Status- or tradition-driven buyers

Some interpret “holding value” as social continuity rather than resale price. The meaning of natural diamonds – history, rarity, inheritance – carries weight even when resale math looks poor. Paying more can feel like aligning with something stable, even if it isn’t liquid.

Buyers who want optionality “just in case”

Many don’t plan to sell, but want the door open. These buyers focus intensely on documentation, trade-in terms, and realistic exit paths. For them, value isn’t about winning – it’s about not feeling trapped later.

Optimizers and deal-hunters

Others can’t relax unless the pricing logic makes sense. They scrutinize markups, compare lab and natural wholesale dynamics, and want transparency more than reassurance. For them, clarity itself is a form of value, even if the conclusion is still uncomfortable.

Grounded takeaways that don’t pretend this is simple

Asking the quieter question: “Do I need resale, or do I need peace of mind?”

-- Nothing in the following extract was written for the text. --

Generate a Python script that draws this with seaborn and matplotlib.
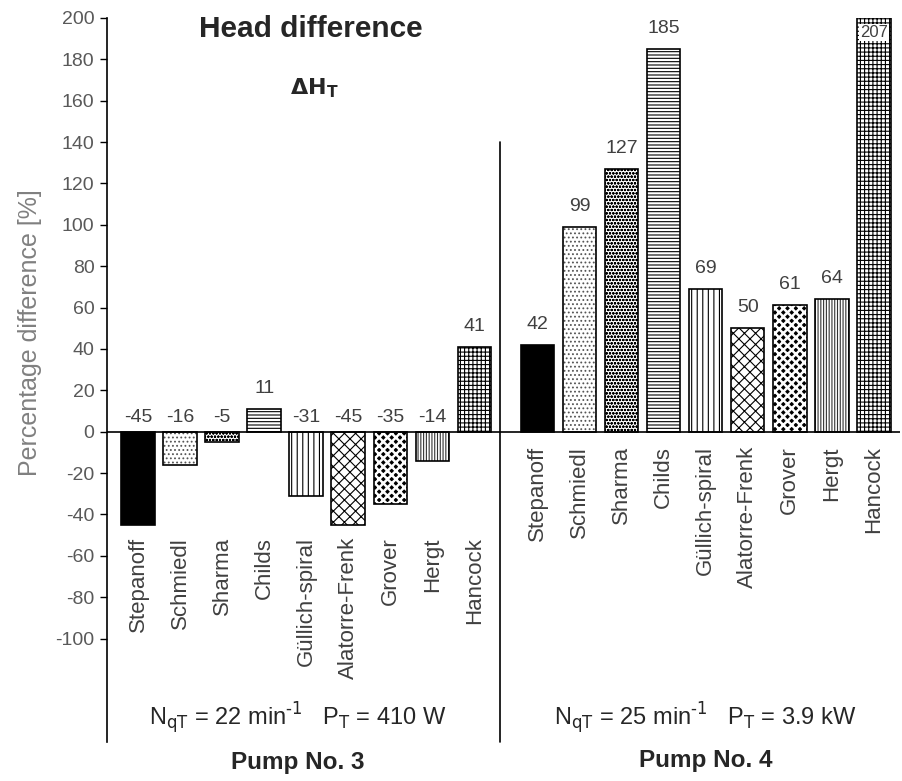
import matplotlib
matplotlib.use("Agg")
import matplotlib.pyplot as plt
import numpy as np
import pandas as pd
import seaborn as sns

# Datos
methods = ["Stepanoff", "Schmiedl", "Sharma", "Childs", "Güllich-spiral",
           "Alatorre-Frenk", "Grover", "Hergt", "Hancock"]
pump3_values = [-45, -16, -5, 11, -31, -45, -35, -14, 41]
pump4_values = [42, 99, 127, 185, 69, 50, 61, 64, 207]
y_ticks = list(range(-100, 201, 20))

# Estilo de cada método (relleno + trama)
FACES = ["black", "white", "white", "white", "white", "white", "black", "white", "white"]
HATCHES = [None, "....", "ooooo", "-----", "|||", "xxx", "xxxx", "||||||", "++++"]
HATCH_COLORS = ["black", "#555555", "black", "black", "black", "black", "white", "#333333", "black"]
HATCH_LW = [0.8, 0.8, 0.7, 0.8, 0.8, 0.8, 1.8, 0.8, 0.8]

sns.set_style("white")
plt.rcParams["font.family"] = ["Liberation Sans", "DejaVu Sans"]
plt.rcParams["hatch.linewidth"] = 0.8

pos3 = np.arange(len(methods), dtype=float)
pos4 = pos3 + len(methods) + 0.5
df = pd.DataFrame({
    "pos": np.concatenate([pos3, pos4]),
    "value": pump3_values + pump4_values,
    "method": methods * 2,
})

fig = plt.figure(figsize=(9.03, 7.81), dpi=100)
ax = fig.add_axes([0.1185, 0.05, 0.878, 0.927])

sns.barplot(data=df, x="pos", y="value", native_scale=True, width=0.8,
            color="white", edgecolor="black", linewidth=1.2, ax=ax)

for patch, m in zip(ax.patches, df["method"]):
    i = methods.index(m)
    patch.set_facecolor(FACES[i])
    if HATCHES[i]:
        patch.set_hatch(HATCHES[i])
        patch._hatch_color = matplotlib.colors.to_rgba(HATCH_COLORS[i])
        if hasattr(patch, "set_hatch_linewidth"):
            patch.set_hatch_linewidth(HATCH_LW[i])

ax.set_ylim(-150, 200)
ax.set_xlim(-0.74, pos4[-1] + 0.62)
ax.set_yticks(y_ticks)
ax.set_yticklabels([str(t) for t in y_ticks], color="#595959", fontsize=14)
ax.set_xticks([])
ax.set_xlabel("")
ax.set_ylabel("Percentage difference [%]", color="#808080", fontsize=18)
ax.yaxis.set_label_coords(-0.082, 0.566)
ax.tick_params(axis="y", direction="out", length=5, width=1, color="black", left=True, pad=4)
for s in ["top", "right", "bottom"]:
    ax.spines[s].set_visible(False)
ax.spines["left"].set_color("black")
ax.spines["left"].set_linewidth(1.2)
ax.axhline(0, color="black", lw=1.2)
ax.plot([pos3[-1] + 0.62, pos3[-1] + 0.62], [140, -150], color="black", lw=1.2, clip_on=False)

# Etiquetas de valor
for x, v in zip(df["pos"], df["value"]):
    if v > 200:
        ax.text(x, 193, str(v), ha="center", va="center", fontsize=12, color="#404040",
                bbox=dict(facecolor="white", edgecolor="none", pad=1))
    elif v >= 0:
        ax.text(x, v + 10, str(v), ha="center", va="center", fontsize=14, color="#404040")
    else:
        ax.text(x, 7, str(v), ha="center", va="center", fontsize=14, color="#404040")

# Nombres de categoría rotados
for x, m in zip(pos3, methods):
    ax.text(x, -51, m, rotation=90, ha="center", va="top", fontsize=16, color="#404040")
for x, m in zip(pos4, methods):
    ax.text(x, -7, m, rotation=90, ha="center", va="top", fontsize=16, color="#404040")

ax.text(4.1, 194.5, "Head difference", ha="center", va="center", fontsize=21.5, fontweight="bold")
ax.text(4.2, 166, r"$\mathbf{\Delta H_T}$", ha="center", va="center", fontsize=16)

ax.text(3.8, -138.5, r"N$_{\mathrm{qT}}$ = 22 min$^{\text{-1}}$   P$_{\mathrm{T}}$ = 410 W",
        ha="center", va="center", fontsize=17)
ax.text(13.5, -138.5, r"N$_{\mathrm{qT}}$ = 25 min$^{\text{-1}}$   P$_{\mathrm{T}}$ = 3.9 kW",
        ha="center", va="center", fontsize=17)
ax.text(3.8, -160, "Pump No. 3", ha="center", va="center", fontsize=17.5,
        fontweight="bold", clip_on=False)
ax.text(13.5, -159, "Pump No. 4", ha="center", va="center", fontsize=17.5,
        fontweight="bold", clip_on=False)

fig.savefig("out.png", dpi=100)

Some buyers realize this was never about getting money back. It was about avoiding regret, judgment, or the feeling of having been careless. Others conclude that resale actually does matter to them, even if it’s awkward to admit. Neither answer is more mature than the other.

If an exit might matter, policies are part of the purchase

People who feel calm later often point to paperwork, not stones. Written trade-in or buyback terms, clear upgrade rules, and realistic expectations make more difference than optimistic assumptions. “Trade-in” can help, but it isn’t the same as getting cash back.

A “minimum-regret” way some cautious buyers cope

Many people choose to spend less upfront and stop expecting the ring to behave like an asset. They define success as durability, enjoyment, and staying within a budget that still feels comfortable years later. It doesn’t erase uncertainty, but it can keep it from growing.

Why “holds value” is a promise engagement rings rarely keep

The search for a clean winner – lab or natural – usually ends in frustration. Most people aren’t buying a financial instrument, even if the price makes it feel that way. What tends to matter more is whether the cost, the meaning, and the risk all line up well enough that you can live with the choice, even if it never pays you back.